When the announcement came in from ZICTA that the fourth mobile license was awarded to Unitel International Holdings BV, we pictured two contrasting moments. On one hand, we pictured Isabel Dos Santos (the daughter of Angola’s former president) having something to smile about following her part owned (25% stake) telcom company winning the license, while on the other hand a management team that was probably scratching their heads as to how their story would continue with data only services in a highly competitive Zambian market.

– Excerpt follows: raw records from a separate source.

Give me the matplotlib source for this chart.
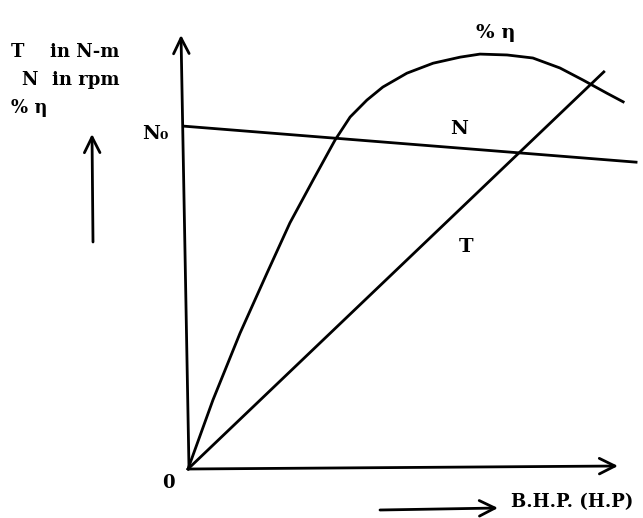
"""
Kennlinien eines Motors: Drehmoment T, Drehzahl N und Wirkungsgrad
ueber der Leistung B.H.P. (Schema-Skizze).
"""

import numpy as np
import matplotlib
matplotlib.use("Agg")
from matplotlib import pyplot as plt

bhp_speed = [-1.0, 104.2]
speed = [79.0, 70.7]

bhp_torque = [0.0, 96.7]
torque = [0.0, 91.5]

bhp_eff = [0.0, 5.8, 12.1, 18.4, 23.7, 29.1, 34.2, 37.7, 41.6, 45.3, 50.9,
           57.0, 63.3, 67.9, 74.2, 80.2, 86.5, 91.9, 97.4, 101.2]
eff = [0.0, 15.9, 31.3, 45.2, 56.7, 66.6, 75.8, 81.1, 85.0, 88.0, 91.2,
       93.5, 94.9, 95.6, 95.4, 94.7, 92.4, 89.6, 86.6, 84.6]

# Pixel-Geometrie der Skizze
W, H = 643, 518
OX, OY = 188, 469
SX = (618 - OX) / 100
SY = (OY - 35) / 100

FONT = dict(family=["DejaVu Serif", "DejaVu Sans"], fontweight="bold",
            color="black")
LW = 2.0


def px(x, y):
    """Rechnet Bildpixel in Datenkoordinaten um."""
    return (x - OX) / SX, (OY - y) / SY


def pfeil(ax, start, ende, lw=LW):
    ax.annotate("", xy=px(*ende), xytext=px(*start),
                arrowprops=dict(arrowstyle="->", lw=lw, color="black",
                                mutation_scale=28, shrinkA=0, shrinkB=0))


def text(ax, x, y, s, size=13, ha="left"):
    ax.text(*px(x, y), s, fontsize=size, ha=ha, va="baseline", **FONT)


def main():
    fig = plt.figure(figsize=(W / 100, H / 100), dpi=100)
    ax = fig.add_axes([0, 0, 1, 1])
    ax.set_xlim(-OX / SX, (W - OX) / SX)
    ax.set_ylim(-(H - OY) / SY, OY / SY)
    ax.axis("off")

    # Achsen
    pfeil(ax, (189, 469), (181, 35))
    pfeil(ax, (189, 469), (618, 466))

    # Kennlinien
    ax.plot(bhp_speed, speed, color="black", lw=LW)
    ax.plot(bhp_torque, torque, color="black", lw=LW)
    ax.plot(bhp_eff, eff, color="black", lw=LW, solid_joinstyle="round")

    # Beschriftung der Kurven
    text(ax, 476, 38, "% η", 14)
    text(ax, 450, 134, "N", 14)
    text(ax, 459, 252, "T", 14)
    text(ax, 142, 139, "N₀", 14)
    text(ax, 168, 488, "0", 13, ha="center")

    # Legende links
    text(ax, 11, 57, "T")
    text(ax, 50, 57, "in N-m")
    text(ax, 21, 85, "N")
    text(ax, 52, 85, "in rpm")
    text(ax, 11, 113, "% η")
    pfeil(ax, (93, 242), (92, 134))

    # x-Beschriftung
    pfeil(ax, (380, 510), (498, 508))
    text(ax, 511, 507, "B.H.P. (H.P)")

    fig.savefig("out.png", dpi=100, facecolor="white")


if __name__ == "__main__":
    main()
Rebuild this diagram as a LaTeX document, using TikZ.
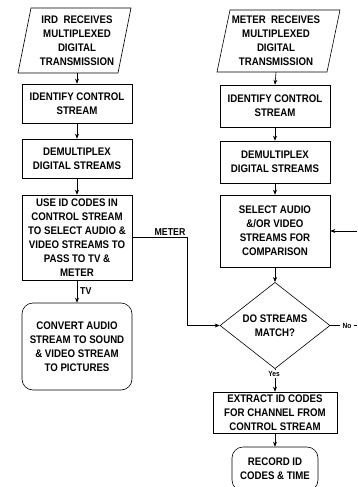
\documentclass[tikz,border=0pt]{standalone}
\usepackage{fontspec}
\setmainfont{Liberation Sans}[FakeStretch=0.88]
\usetikzlibrary{shapes.geometric,arrows.meta}
\begin{document}
\begin{tikzpicture}[x=1pt,y=-1pt,
  every node/.style={font=\fontsize{11}{14}\selectfont\bfseries, align=center, inner sep=0pt},
  ln/.style={line width=0.6pt},
  arr/.style={ln, -{Stealth[length=5pt,width=4pt]}},
  box/.style={draw, ln, minimum width=110pt, minimum height=#1},
  rbox/.style={box=#1, rounded corners=11pt},
  lbl/.style={font=\fontsize{10}{11}\selectfont\bfseries},
  small/.style={font=\fontsize{7.5}{8}\selectfont\bfseries}]
\useasboundingbox (0,0) rectangle (357,487);
\fill[white] (0,0) rectangle (357,487);

% left column
\draw[ln] (18,73) -- (118,73) -- (131,8) -- (31,8) -- cycle;
\node[minimum height=65pt, minimum width=90pt] (ird) at (77,40.5) {IRD\ \ RECEIVES\\MULTIPLEXED\\DIGITAL\\TRANSMISSION};
\node[box=39pt] (id1) at (77,103.5) {IDENTIFY CONTROL\\STREAM};
\node[box=39pt] (dm1) at (77,158.5) {DEMULTIPLEX\\DIGITAL STREAMS};
\node[box=85pt] (use) at (77,237.5) {USE ID CODES IN\\CONTROL STREAM\\TO SELECT AUDIO \&\\VIDEO STREAMS TO\\PASS TO TV \&\\METER};
\node[rbox=87pt] (conv) at (77,346.5) {CONVERT AUDIO\\STREAM TO SOUND\\\& VIDEO STREAM\\TO PICTURES};

\draw[arr] (ird.south) -- (id1.north);
\draw[arr] (id1.south) -- (dm1.north);
\draw[arr] (dm1.south) -- (use.north);
\draw[arr] (use.south) -- (conv.north);
\node[lbl, anchor=west] (tv) at (80,291) {TV};

% right column
\draw[ln] (217,72) -- (327,72) -- (340,10) -- (230,10) -- cycle;
\node[minimum height=62pt, minimum width=90pt] (mtr) at (276,41) {METER\ \ RECEIVES\\MULTIPLEXED\\DIGITAL\\TRANSMISSION};
\node[box=42pt] (id2) at (275,106) {IDENTIFY CONTROL\\STREAM};
\node[box=42pt] (dm2) at (275,162) {DEMULTIPLEX\\DIGITAL STREAMS};
\node[box=72pt] (sel) at (275,231) {SELECT AUDIO\\\&/OR VIDEO\\STREAMS FOR\\COMPARISON};
\node[diamond, draw, ln, minimum width=110pt, minimum height=85pt] (dia) at (275,325.5) {DO STREAMS\\MATCH?};
\node[box=41pt, minimum width=124pt] (ext) at (275,412.5) {EXTRACT ID CODES\\FOR CHANNEL FROM\\CONTROL STREAM};
\node[rbox=44pt, minimum width=86pt] (rec) at (275,469) {RECORD ID\\CODES \& TIME};

\draw[arr] (mtr.south) -- (id2.north);
\draw[arr] (id2.south) -- (dm2.north);
\draw[arr] (dm2.south) -- (sel.north);
\draw[arr] (sel.south) -- (dia.north);
\draw[arr] (dia.south) -- (ext.north);
\node[small, fill=white, inner sep=1pt] (yes) at (274,374) {Yes};
\draw[arr] (ext.south) -- (rec.north);

% METER branch into comparison
\coordinate (fb) at (187,325.5);
\draw[arr] (use.east) -| (fb) -- (dia.west);
\node[lbl, anchor=south] (meterlbl) at (170,236) {METER};

% No branch and feedback arrow
\node[small, inner sep=2pt] (no) at (347,325.5) {No};
\coordinate (noend) at (357,325.5);
\draw[ln] (dia.east) -- (no.west);
\draw[ln] (no.east) -- (noend);
\coordinate (fbin) at (357,231);
\draw[arr] (fbin) -- (sel.east);
\end{tikzpicture}
\end{document}
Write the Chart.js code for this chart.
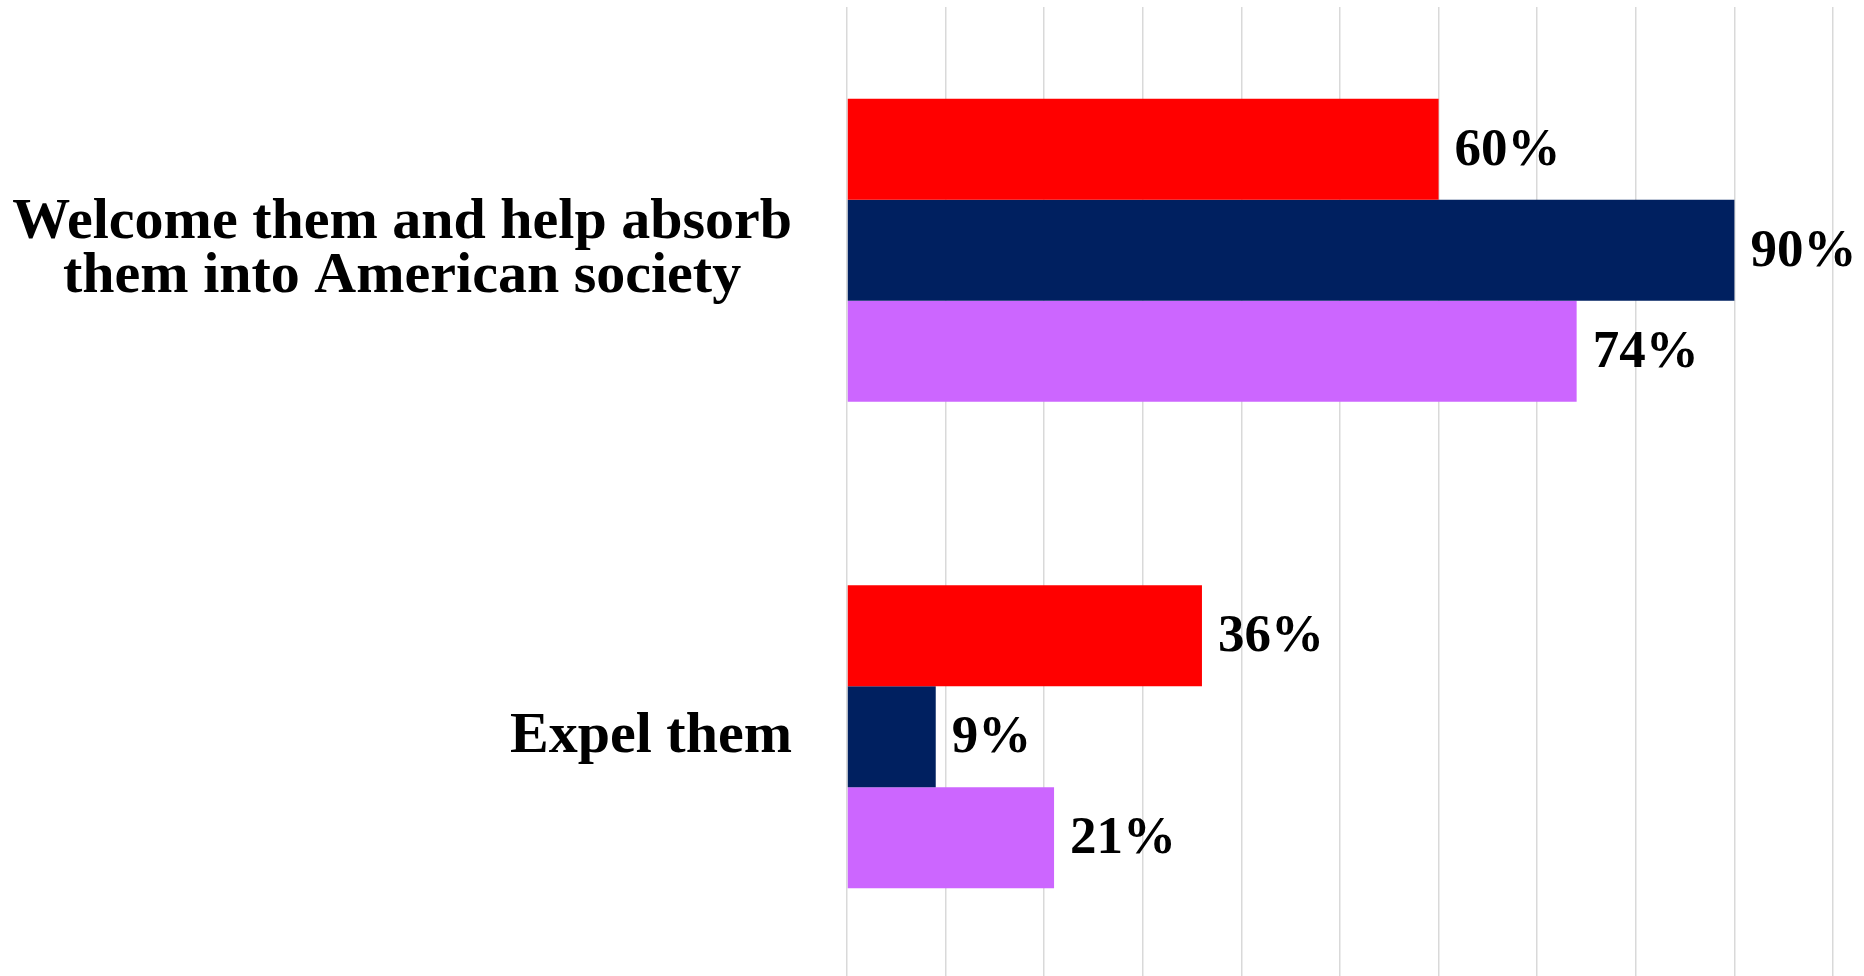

We already published (“Echoes of a 4th mobile player in Zambia”) what the implications are for competitive forces in an arena that has seen a customer base reached the 12 million subscribers. Although some experts argue that the numbers may be slightly on the up end due to subscribers having multiple devices which had data needs, the appetite for mobile services is approaching maturity.
The new player on the market will most definitely be coming into Zambia with a quest for market share. According to an Angolan doing business report, Unitel are the largest mobile operator in Angola. They are a private company which was established in 2001 through a joint stock deal that brought together Oi and Helios (Backed by Africatel), Sonangol (parastatal oil company), Geni Holding and Isabel dos Santos’ Vidatel.
Unitel is one of the 5 mobile companies in Angola that owns fiber optic network that forms part of the country’s national backbone. It will come as no surprise if the pledged $350 million will include a strategy that has fibre in mind. Furthermore, with Angolan Cables in close proximity to Unitel at the port of Luanda with their undersea cable to South America makes an attractive prospect for more options for the Zambian internet space.
With four players on the market, perfect competition is now being realized. Incumbent Telcos will move to ensure they protect their market share. A look back to the epilogue of 2017 with Airtel that started a price war as their early Christmas present to competitors, having a new player come on board will only make the dynamics of this industry even more interesting.
As data prices plummet, the biggest loser will be the player in the mobile war that fails to differentiate itself from competitors. It’s no secret that all players will be fighting for the same market. However, through differentiation of product offering, finding the right combination could make the difference before high or low margins. Knowledge of individual product offerings will be the key as perfect competition matures in the mobile industry in Zambia.